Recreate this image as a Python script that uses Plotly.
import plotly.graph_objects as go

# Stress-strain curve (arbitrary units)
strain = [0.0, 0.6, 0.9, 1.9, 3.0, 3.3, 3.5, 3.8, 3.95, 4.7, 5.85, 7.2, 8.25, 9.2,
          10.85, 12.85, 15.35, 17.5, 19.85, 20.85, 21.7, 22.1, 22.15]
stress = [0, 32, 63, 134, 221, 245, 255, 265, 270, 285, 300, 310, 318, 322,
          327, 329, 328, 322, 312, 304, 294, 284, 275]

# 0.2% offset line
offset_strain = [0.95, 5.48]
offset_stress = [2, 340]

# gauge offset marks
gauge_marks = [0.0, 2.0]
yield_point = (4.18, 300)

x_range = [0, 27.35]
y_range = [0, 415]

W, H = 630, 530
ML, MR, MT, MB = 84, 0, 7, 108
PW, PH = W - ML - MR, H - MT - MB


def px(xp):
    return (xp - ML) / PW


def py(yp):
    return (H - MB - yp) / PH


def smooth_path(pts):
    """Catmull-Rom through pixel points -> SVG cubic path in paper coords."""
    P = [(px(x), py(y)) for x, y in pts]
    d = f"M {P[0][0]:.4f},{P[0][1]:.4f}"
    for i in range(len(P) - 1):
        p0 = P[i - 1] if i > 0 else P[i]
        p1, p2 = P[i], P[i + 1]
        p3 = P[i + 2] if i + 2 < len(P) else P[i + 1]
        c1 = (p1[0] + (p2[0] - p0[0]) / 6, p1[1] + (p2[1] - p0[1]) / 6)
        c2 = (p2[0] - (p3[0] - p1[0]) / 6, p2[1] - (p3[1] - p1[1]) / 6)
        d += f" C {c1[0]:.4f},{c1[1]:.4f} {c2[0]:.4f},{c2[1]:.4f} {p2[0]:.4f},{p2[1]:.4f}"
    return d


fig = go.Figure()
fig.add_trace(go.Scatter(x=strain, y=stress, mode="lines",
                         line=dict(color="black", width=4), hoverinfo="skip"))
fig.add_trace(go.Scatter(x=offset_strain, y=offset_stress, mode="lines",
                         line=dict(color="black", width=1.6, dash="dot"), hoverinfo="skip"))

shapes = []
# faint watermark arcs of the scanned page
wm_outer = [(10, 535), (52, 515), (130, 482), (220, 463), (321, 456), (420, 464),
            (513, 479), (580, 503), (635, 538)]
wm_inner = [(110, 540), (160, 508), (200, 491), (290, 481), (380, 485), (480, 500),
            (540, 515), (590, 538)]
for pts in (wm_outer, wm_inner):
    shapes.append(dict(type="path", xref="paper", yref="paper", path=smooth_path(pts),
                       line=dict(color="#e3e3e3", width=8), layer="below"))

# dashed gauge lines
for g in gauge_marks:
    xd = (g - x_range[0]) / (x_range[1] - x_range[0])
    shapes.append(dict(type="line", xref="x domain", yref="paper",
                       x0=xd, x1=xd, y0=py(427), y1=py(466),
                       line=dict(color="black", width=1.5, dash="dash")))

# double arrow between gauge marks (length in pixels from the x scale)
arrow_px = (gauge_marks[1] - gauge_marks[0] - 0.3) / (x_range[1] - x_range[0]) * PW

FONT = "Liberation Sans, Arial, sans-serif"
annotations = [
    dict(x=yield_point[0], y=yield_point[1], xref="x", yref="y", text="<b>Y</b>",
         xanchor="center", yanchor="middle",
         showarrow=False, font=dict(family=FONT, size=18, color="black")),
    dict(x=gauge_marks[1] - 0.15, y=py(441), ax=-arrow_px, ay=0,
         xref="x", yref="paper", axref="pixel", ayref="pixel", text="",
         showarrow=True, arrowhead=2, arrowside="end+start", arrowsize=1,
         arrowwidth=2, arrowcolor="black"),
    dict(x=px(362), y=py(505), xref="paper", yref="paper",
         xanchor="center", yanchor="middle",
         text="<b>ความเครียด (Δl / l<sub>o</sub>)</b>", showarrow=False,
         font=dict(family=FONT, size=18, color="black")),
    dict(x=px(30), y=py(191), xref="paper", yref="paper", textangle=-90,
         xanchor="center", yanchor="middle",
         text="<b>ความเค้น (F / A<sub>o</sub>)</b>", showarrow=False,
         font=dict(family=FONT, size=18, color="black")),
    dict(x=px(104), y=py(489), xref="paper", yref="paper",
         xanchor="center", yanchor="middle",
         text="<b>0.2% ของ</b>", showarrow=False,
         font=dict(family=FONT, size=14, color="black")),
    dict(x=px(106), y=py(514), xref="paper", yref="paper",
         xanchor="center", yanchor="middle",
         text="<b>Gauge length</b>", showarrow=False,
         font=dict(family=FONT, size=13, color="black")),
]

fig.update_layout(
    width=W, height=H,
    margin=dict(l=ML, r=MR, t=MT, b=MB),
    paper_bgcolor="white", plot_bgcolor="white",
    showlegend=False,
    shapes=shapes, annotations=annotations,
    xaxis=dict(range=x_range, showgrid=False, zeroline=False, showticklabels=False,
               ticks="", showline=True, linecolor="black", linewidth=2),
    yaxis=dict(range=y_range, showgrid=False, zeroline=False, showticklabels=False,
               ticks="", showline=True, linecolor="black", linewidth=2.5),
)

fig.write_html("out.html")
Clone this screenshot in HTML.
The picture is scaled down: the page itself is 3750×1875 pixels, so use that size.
◇ ◇ ◇ ◇
**TASK INSTRUCTIONS:** Begin with the first line of the data above and, please, print each line exactly until you have printed the line containing "327, 329, 328, 322, 312, 304, 294, 284, 275]"; print nothing else.

**RESPONSE FOR THIS EXERCISE:**
Recreate this image as a Python script that uses Plotly.
import plotly.graph_objects as go

# Stress-strain curve (arbitrary units)
strain = [0.0, 0.6, 0.9, 1.9, 3.0, 3.3, 3.5, 3.8, 3.95, 4.7, 5.85, 7.2, 8.25, 9.2,
          10.85, 12.85, 15.35, 17.5, 19.85, 20.85, 21.7, 22.1, 22.15]
stress = [0, 32, 63, 134, 221, 245, 255, 265, 270, 285, 300, 310, 318, 322,
          327, 329, 328, 322, 312, 304, 294, 284, 275]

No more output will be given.